Trener Korony Kielce Ryszard Tarasiewicz po sobotnim spotkaniu z Zawiszą Bydgoszcz (2:2) doceniał możliwości ofensywne rywali i był rozczarowany postawą Michała Janoty.
– Powiedziałem przed meczem i to nie była kurtuazja, że Zawisza ma duży potencjał ofensywny. Ułatwiliśmy nieco rywalom zadanie w pierwszej połowie, bo popełnialiśmy za dużo prostych błędów technicznych – przyznał były szkoleniowiec Śląska i bydgoszczan w rozmowie z oficjalną stroną Korony.

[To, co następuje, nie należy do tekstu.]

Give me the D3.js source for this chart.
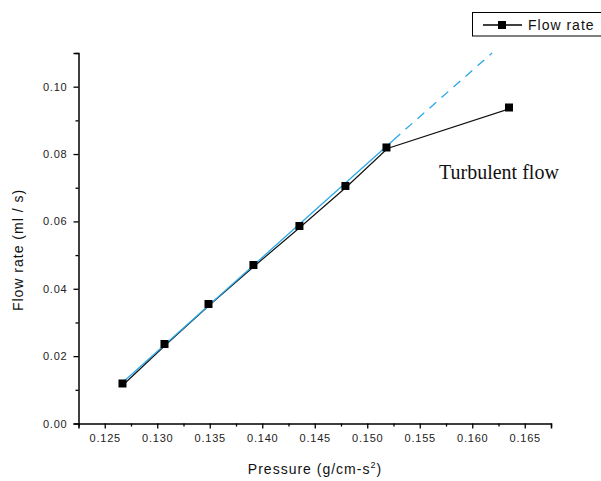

– Chcieliśmy za szybko w bezpośredni sposób atakować. Udało się strzelić ładną bramkę, ale niepotrzebnie straciliśmy gola do szatni. W drugiej połowie chcieliśmy grać bardziej dynamicznie. Sytuację ułatwiła nam czerwona kartka dla Ziajki. Później mieliśmy kilka okazji po tym jak już wyrównaliśmy, ale nie udało się zdobyć zwycięskiej bramki. Żadna ze stron nie jest jednak pokrzywdzona tym rezultatem – podkreślił były reprezentant Polski.
– Można było wcześniej ściągnąć Petrowa. Podobna sytuacja była w Chorzowie. Jak zostaje 10-15 minut, jak mecz jest na tzw „grillu”, to czasami wejście nowego zawodnika nic nie daje. Piłkarze muszą też się nauczyć cierpieć. Był zamiar zmiany, trochę się to opóźniło, ale nie ma co dywagować. Trudno też od razu po żółtej kartce zmieniać zawodnika – bronił swojej decyzji doświadczony szkoleniowiec.
– W przypadku Jonoty to nie był to występ, którego oczekiwałem. Ma świetne predyspozycje. On w trakcie tygodnia nie prezentował się dobrze, a bardzo dobrze. Jego lewa noga, stałe fragmenty, pod nieobecność Golańskiego to miało nam dać większa siłę ofensywną – dodał Tarasiewicz.